__To be done__. Reproduce each line from the first in the data through the line that contains "const yTitle = '膨張比';" exactly; give nothing else.

__Source excerpt__.
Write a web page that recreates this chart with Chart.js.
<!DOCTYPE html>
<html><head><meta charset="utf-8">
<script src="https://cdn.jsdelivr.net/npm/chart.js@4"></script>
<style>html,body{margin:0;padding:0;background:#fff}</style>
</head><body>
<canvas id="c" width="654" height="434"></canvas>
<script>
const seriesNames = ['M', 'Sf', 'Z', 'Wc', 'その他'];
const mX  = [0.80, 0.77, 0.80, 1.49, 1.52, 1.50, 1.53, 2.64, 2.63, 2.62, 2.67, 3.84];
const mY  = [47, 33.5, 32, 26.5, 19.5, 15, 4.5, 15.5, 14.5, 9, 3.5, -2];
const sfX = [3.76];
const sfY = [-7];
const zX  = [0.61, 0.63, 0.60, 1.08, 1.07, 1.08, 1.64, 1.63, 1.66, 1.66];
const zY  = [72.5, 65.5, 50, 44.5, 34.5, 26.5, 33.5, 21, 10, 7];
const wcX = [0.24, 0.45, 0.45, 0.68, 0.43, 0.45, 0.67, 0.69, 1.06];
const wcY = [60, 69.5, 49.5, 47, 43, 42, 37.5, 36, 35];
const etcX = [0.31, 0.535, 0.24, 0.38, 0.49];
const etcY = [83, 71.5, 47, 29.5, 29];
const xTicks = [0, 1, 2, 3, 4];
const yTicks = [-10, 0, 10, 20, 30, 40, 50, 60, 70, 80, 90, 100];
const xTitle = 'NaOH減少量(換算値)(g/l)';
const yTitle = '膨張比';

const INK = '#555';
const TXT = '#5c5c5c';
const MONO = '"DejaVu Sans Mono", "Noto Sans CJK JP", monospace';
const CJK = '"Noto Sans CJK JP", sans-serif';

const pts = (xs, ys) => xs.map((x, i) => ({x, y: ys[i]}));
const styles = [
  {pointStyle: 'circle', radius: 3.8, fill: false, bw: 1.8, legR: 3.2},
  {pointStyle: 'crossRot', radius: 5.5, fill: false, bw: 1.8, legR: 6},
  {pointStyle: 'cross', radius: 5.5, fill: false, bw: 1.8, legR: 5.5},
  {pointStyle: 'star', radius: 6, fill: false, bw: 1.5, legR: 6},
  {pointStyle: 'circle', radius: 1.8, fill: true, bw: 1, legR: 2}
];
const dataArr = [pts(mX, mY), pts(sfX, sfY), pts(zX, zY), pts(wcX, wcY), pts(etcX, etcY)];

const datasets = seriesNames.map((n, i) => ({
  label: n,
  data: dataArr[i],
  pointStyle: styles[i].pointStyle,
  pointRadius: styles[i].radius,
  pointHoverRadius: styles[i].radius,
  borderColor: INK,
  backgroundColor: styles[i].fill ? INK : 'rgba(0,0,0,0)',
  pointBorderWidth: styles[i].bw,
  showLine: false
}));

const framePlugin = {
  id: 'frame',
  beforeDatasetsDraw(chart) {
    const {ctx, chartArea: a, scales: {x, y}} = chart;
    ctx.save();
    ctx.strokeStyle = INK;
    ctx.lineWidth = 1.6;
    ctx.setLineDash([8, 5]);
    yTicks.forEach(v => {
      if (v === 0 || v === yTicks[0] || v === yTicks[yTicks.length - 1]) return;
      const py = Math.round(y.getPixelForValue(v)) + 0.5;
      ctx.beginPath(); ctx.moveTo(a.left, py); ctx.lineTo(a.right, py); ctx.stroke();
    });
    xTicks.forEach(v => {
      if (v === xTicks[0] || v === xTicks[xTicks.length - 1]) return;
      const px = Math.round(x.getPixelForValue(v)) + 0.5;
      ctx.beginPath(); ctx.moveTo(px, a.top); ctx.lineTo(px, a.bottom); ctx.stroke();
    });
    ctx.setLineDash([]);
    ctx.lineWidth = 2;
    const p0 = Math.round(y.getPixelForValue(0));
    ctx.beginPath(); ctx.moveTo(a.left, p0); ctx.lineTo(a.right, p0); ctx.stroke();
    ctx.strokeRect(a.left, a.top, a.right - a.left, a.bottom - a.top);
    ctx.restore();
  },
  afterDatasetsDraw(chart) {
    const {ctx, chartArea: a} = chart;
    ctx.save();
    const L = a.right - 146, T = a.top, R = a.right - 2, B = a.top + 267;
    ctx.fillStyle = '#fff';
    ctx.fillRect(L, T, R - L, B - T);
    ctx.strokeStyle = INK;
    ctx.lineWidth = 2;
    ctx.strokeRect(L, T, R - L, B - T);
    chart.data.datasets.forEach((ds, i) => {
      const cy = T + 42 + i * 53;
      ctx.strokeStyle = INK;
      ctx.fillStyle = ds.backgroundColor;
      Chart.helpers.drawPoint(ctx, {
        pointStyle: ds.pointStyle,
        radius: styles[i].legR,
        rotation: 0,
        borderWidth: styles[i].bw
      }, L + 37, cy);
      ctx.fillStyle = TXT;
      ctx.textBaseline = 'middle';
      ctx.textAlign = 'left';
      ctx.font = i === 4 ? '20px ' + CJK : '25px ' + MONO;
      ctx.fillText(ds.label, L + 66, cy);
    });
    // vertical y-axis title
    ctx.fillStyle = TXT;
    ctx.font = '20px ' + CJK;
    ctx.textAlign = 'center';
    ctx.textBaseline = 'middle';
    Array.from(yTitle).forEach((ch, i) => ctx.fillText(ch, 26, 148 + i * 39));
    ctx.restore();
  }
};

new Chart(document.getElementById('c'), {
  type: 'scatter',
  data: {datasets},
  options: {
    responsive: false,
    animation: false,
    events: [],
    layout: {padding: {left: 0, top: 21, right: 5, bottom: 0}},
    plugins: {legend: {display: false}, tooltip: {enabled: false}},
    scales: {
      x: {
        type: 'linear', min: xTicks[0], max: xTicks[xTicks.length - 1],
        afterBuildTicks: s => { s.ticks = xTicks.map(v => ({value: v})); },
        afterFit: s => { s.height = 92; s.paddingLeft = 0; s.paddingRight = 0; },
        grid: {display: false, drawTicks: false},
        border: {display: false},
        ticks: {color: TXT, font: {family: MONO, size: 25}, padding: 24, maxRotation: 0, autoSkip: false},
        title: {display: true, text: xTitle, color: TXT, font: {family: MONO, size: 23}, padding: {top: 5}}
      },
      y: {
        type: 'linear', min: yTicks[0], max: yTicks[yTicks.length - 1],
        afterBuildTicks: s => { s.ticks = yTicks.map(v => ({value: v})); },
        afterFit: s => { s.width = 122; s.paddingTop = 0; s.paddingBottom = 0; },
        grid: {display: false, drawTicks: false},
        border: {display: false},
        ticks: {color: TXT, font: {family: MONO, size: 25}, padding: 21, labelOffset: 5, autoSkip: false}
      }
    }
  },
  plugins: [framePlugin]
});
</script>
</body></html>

__Final result__.
Write a web page that recreates this chart with Chart.js.
<!DOCTYPE html>
<html><head><meta charset="utf-8">
<script src="https://cdn.jsdelivr.net/npm/chart.js@4"></script>
<style>html,body{margin:0;padding:0;background:#fff}</style>
</head><body>
<canvas id="c" width="654" height="434"></canvas>
<script>
const seriesNames = ['M', 'Sf', 'Z', 'Wc', 'その他'];
const mX  = [0.80, 0.77, 0.80, 1.49, 1.52, 1.50, 1.53, 2.64, 2.63, 2.62, 2.67, 3.84];
const mY  = [47, 33.5, 32, 26.5, 19.5, 15, 4.5, 15.5, 14.5, 9, 3.5, -2];
const sfX = [3.76];
const sfY = [-7];
const zX  = [0.61, 0.63, 0.60, 1.08, 1.07, 1.08, 1.64, 1.63, 1.66, 1.66];
const zY  = [72.5, 65.5, 50, 44.5, 34.5, 26.5, 33.5, 21, 10, 7];
const wcX = [0.24, 0.45, 0.45, 0.68, 0.43, 0.45, 0.67, 0.69, 1.06];
const wcY = [60, 69.5, 49.5, 47, 43, 42, 37.5, 36, 35];
const etcX = [0.31, 0.535, 0.24, 0.38, 0.49];
const etcY = [83, 71.5, 47, 29.5, 29];
const xTicks = [0, 1, 2, 3, 4];
const yTicks = [-10, 0, 10, 20, 30, 40, 50, 60, 70, 80, 90, 100];
const xTitle = 'NaOH減少量(換算値)(g/l)';
const yTitle = '膨張比';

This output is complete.